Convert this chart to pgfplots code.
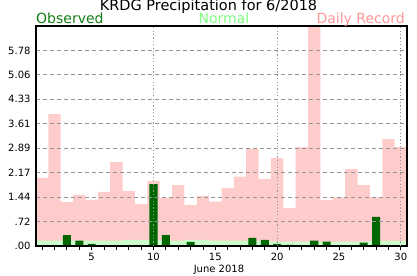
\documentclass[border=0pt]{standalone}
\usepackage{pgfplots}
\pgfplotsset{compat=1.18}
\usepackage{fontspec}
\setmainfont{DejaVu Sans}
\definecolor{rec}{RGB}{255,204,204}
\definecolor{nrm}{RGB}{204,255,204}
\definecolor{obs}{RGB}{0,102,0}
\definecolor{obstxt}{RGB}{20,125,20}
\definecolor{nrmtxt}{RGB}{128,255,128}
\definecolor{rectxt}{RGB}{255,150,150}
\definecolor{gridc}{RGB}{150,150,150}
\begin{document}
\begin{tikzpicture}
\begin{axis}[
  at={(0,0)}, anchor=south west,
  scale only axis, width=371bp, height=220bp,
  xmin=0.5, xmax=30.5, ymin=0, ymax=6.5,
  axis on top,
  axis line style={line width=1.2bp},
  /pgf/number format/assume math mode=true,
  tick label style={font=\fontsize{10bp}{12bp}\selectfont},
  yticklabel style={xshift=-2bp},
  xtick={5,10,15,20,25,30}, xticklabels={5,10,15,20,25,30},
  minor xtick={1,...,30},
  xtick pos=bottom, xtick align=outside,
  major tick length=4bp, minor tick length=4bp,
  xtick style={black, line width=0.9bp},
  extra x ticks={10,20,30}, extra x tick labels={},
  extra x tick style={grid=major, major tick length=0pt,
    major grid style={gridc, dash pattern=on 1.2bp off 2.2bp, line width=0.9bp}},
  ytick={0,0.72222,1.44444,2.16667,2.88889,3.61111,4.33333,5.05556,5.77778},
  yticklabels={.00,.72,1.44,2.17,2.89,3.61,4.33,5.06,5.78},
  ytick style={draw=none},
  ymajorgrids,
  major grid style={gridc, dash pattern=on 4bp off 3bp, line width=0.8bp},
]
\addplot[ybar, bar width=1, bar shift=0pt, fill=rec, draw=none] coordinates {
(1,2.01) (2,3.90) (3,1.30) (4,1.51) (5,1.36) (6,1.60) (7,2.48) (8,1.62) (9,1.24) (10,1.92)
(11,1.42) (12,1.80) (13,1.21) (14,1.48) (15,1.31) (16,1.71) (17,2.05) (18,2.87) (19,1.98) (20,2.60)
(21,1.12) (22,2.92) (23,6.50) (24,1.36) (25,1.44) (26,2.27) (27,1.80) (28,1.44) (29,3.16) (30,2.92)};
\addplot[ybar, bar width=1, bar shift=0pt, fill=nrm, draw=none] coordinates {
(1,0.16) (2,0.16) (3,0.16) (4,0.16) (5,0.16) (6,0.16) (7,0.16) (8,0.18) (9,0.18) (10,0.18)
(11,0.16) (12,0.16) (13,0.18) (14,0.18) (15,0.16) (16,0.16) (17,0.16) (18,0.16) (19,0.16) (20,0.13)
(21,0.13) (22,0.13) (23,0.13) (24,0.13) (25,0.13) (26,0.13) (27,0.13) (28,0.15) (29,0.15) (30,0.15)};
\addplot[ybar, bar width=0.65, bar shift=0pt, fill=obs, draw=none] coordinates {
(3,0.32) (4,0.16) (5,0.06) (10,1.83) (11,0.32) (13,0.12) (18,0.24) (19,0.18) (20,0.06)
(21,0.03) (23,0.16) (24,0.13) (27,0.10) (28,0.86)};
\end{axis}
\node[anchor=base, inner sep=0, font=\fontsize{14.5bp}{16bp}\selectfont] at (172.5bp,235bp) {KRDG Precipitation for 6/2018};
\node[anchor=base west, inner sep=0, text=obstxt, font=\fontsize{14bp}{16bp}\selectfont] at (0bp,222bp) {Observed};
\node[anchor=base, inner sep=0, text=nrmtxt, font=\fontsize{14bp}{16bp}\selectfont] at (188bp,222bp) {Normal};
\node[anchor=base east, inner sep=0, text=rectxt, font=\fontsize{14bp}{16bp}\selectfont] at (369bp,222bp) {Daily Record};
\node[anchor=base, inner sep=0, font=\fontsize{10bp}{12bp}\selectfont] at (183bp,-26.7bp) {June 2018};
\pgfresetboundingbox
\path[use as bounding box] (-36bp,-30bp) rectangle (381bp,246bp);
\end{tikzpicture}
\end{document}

(Task requirements)
Do not include the images; transcribe the rest of the listing exactly.

(Solution to this exercise)
Convert this chart to pgfplots code.
\documentclass[border=0pt]{standalone}
\usepackage{pgfplots}
\pgfplotsset{compat=1.18}
\usepackage{fontspec}
\setmainfont{DejaVu Sans}
\definecolor{rec}{RGB}{255,204,204}
\definecolor{nrm}{RGB}{204,255,204}
\definecolor{obs}{RGB}{0,102,0}
\definecolor{obstxt}{RGB}{20,125,20}
\definecolor{nrmtxt}{RGB}{128,255,128}
\definecolor{rectxt}{RGB}{255,150,150}
\definecolor{gridc}{RGB}{150,150,150}
\begin{document}
\begin{tikzpicture}
\begin{axis}[
  at={(0,0)}, anchor=south west,
  scale only axis, width=371bp, height=220bp,
  xmin=0.5, xmax=30.5, ymin=0, ymax=6.5,
  axis on top,
  axis line style={line width=1.2bp},
  /pgf/number format/assume math mode=true,
  tick label style={font=\fontsize{10bp}{12bp}\selectfont},
  yticklabel style={xshift=-2bp},
  xtick={5,10,15,20,25,30}, xticklabels={5,10,15,20,25,30},
  minor xtick={1,...,30},
  xtick pos=bottom, xtick align=outside,
  major tick length=4bp, minor tick length=4bp,
  xtick style={black, line width=0.9bp},
  extra x ticks={10,20,30}, extra x tick labels={},
  extra x tick style={grid=major, major tick length=0pt,
    major grid style={gridc, dash pattern=on 1.2bp off 2.2bp, line width=0.9bp}},
  ytick={0,0.72222,1.44444,2.16667,2.88889,3.61111,4.33333,5.05556,5.77778},
  yticklabels={.00,.72,1.44,2.17,2.89,3.61,4.33,5.06,5.78},
  ytick style={draw=none},
  ymajorgrids,
  major grid style={gridc, dash pattern=on 4bp off 3bp, line width=0.8bp},
]
\addplot[ybar, bar width=1, bar shift=0pt, fill=rec, draw=none] coordinates {
(1,2.01) (2,3.90) (3,1.30) (4,1.51) (5,1.36) (6,1.60) (7,2.48) (8,1.62) (9,1.24) (10,1.92)
(11,1.42) (12,1.80) (13,1.21) (14,1.48) (15,1.31) (16,1.71) (17,2.05) (18,2.87) (19,1.98) (20,2.60)
(21,1.12) (22,2.92) (23,6.50) (24,1.36) (25,1.44) (26,2.27) (27,1.80) (28,1.44) (29,3.16) (30,2.92)};
\addplot[ybar, bar width=1, bar shift=0pt, fill=nrm, draw=none] coordinates {
(1,0.16) (2,0.16) (3,0.16) (4,0.16) (5,0.16) (6,0.16) (7,0.16) (8,0.18) (9,0.18) (10,0.18)
(11,0.16) (12,0.16) (13,0.18) (14,0.18) (15,0.16) (16,0.16) (17,0.16) (18,0.16) (19,0.16) (20,0.13)
(21,0.13) (22,0.13) (23,0.13) (24,0.13) (25,0.13) (26,0.13) (27,0.13) (28,0.15) (29,0.15) (30,0.15)};
\addplot[ybar, bar width=0.65, bar shift=0pt, fill=obs, draw=none] coordinates {
(3,0.32) (4,0.16) (5,0.06) (10,1.83) (11,0.32) (13,0.12) (18,0.24) (19,0.18) (20,0.06)
(21,0.03) (23,0.16) (24,0.13) (27,0.10) (28,0.86)};
\end{axis}
\node[anchor=base, inner sep=0, font=\fontsize{14.5bp}{16bp}\selectfont] at (172.5bp,235bp) {KRDG Precipitation for 6/2018};
\node[anchor=base west, inner sep=0, text=obstxt, font=\fontsize{14bp}{16bp}\selectfont] at (0bp,222bp) {Observed};
\node[anchor=base, inner sep=0, text=nrmtxt, font=\fontsize{14bp}{16bp}\selectfont] at (188bp,222bp) {Normal};
\node[anchor=base east, inner sep=0, text=rectxt, font=\fontsize{14bp}{16bp}\selectfont] at (369bp,222bp) {Daily Record};
\node[anchor=base, inner sep=0, font=\fontsize{10bp}{12bp}\selectfont] at (183bp,-26.7bp) {June 2018};
\pgfresetboundingbox
\path[use as bounding box] (-36bp,-30bp) rectangle (381bp,246bp);
\end{tikzpicture}
\end{document}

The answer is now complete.